You cannot build a successful, profitable, longterm BIM implementation without this global approach. To illustrate, we will be sharing five organizational and human challenges, accompanied by solutions, which we often encounter in our work with organizations of all sizes.
Challenge # 1 - In-depth knowledge of your organization
The ultimate goal of any transition must always be to improve ways of doing things. It is therefore essential to engage in introspective work (interviews, process mapping, etc.) in order to develop a realistic, critical and objective look at the organization. With this solid foundation, it becomes easier to identify and prioritize relevant innovations. In addition, those involved in this self-assessment process will see the need to evolve and take an active part in the change rather than simply being affected by the change.
Challenge # 2 - Inclusion of all stakeholders
A successful transition is everyone's business! Start by clarifying the roles and responsibilities of each stakeholder. Prioritize those who are key change agents, such as the "godfather" of the transition with decision-making power, the BIM manager and any other member of the deployment team (technical experts, current standards managers, etc.). However, whether through information sessions, informal discussions or others methods, consider integrating everyone according to their levels of involvement, including the most refractory!
Challenge # 3 - Dissemination of Good Knowledge
To elaborate on the previous point, expertise n BIM must never rest on one and only one person. Avoid growing the Hero Syndrome and encourage the progressive autonomy of all of your team members. To create a redundancy in internal knowledge, it is essential to organize the means and channels of knowledge dissemination early in the process. In addition, make sure you have the skills you need internally to develop the best strategies and methods. Remember that being the best of the group is not always enough to guarantee the overall level of expertise. In the end, regardless of the form, the protocols, guidelines, procedures, recommendations, etc., must be clearly endorsed by management in order to encourage their adoption by all.
Challenge # 4 - Staff Retention
It's no secret that scarcity creates value! In this transition period across the construction industry, qualified personnel is a rare and sought after commodity. Pay close attention to your key resources in order to build a team over the long term. To do this, compensation is a major retention factor, but it is not the only one. Internal and external recognition, esteem, attribution of responsibilities, strategic involvement, intellectual stimulation, autonomy and trust are also to be considered. They are potentially just as rewarding and decisive for these often passionate and motivated people.

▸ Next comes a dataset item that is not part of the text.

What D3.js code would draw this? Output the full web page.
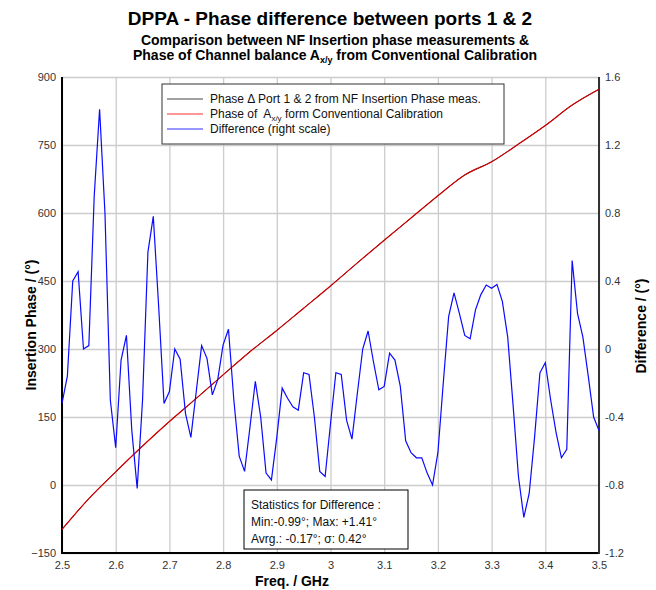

Challenge # 5 - Maintenance of Momentum
By definition, a transition does not happen overnight. Plan strategically and appropriately to structure and prioritize the actions to be implemented without overburdening or creating dead periods. Good planning supports the achievement of regular and recurring successes to maintain the enthusiasm and support of all during this evolution. Change management teaches us, among other things, that it is important to recognize, celebrate and build on its success. This is an excellent way to initiate a culture of change and to create a dynamic of continuous improvement, essential to the agility that organizations must have in the face of the rapid technological evolution of our time.
Given this non-exhaustive list of challenges, limiting oneself to technological aspects alone is far from sufficient to make a successful digital transition. Technological innovations can therefore be seen as opportunities to (discover, analyze and) grasp, but to achieve them fully and in the long term, the human retains a central and primordial role.
We hope that by highlighting the organizational and human issues, these recommendations will allow you to be better equipped to better deploy BIM in your organizations!